3. Concept Development

  • Create detailed sketches or digital models using computer-aided design (CAD) software.
  • Refine the design based on your research and feedback from potential users and experts.
  • Identify the key features that differentiate your invention from existing solutions.

4. Prototyping

  • Build a physical or digital prototype using methods like 3D printing, machining, or other rapid prototyping techniques.
  • Test the prototype under real-world conditions to evaluate performance, usability, and durability.
  • Iterate on the design based on testing results and user feedback. Most successful inventions go through several prototype versions.
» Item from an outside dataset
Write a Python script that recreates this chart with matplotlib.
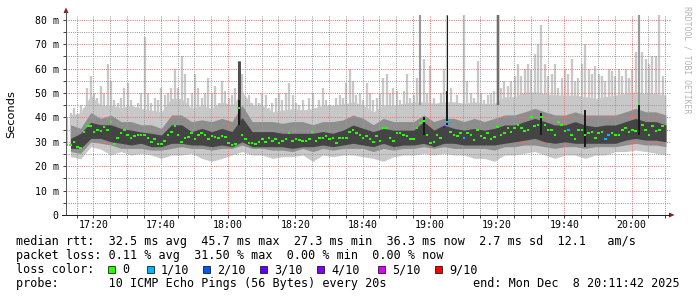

5. Intellectual Property Protection

  • Consider filing a provisional patent application (gives you 12 months of "patent pending" status at lower cost) or a non-provisional patent application (starts the formal examination process).
  • Explore other IP protections as needed: trademarks for brand names and logos, copyrights for creative works or written content, and trade secrets for proprietary processes.

6. Commercialization

  • Develop a business plan that includes financial projections, marketing strategies, and an operations plan.
  • Identify potential manufacturing partners or licensing opportunities to scale production.
  • Secure funding through investors, grants, or crowdfunding campaigns to support further development and market launch.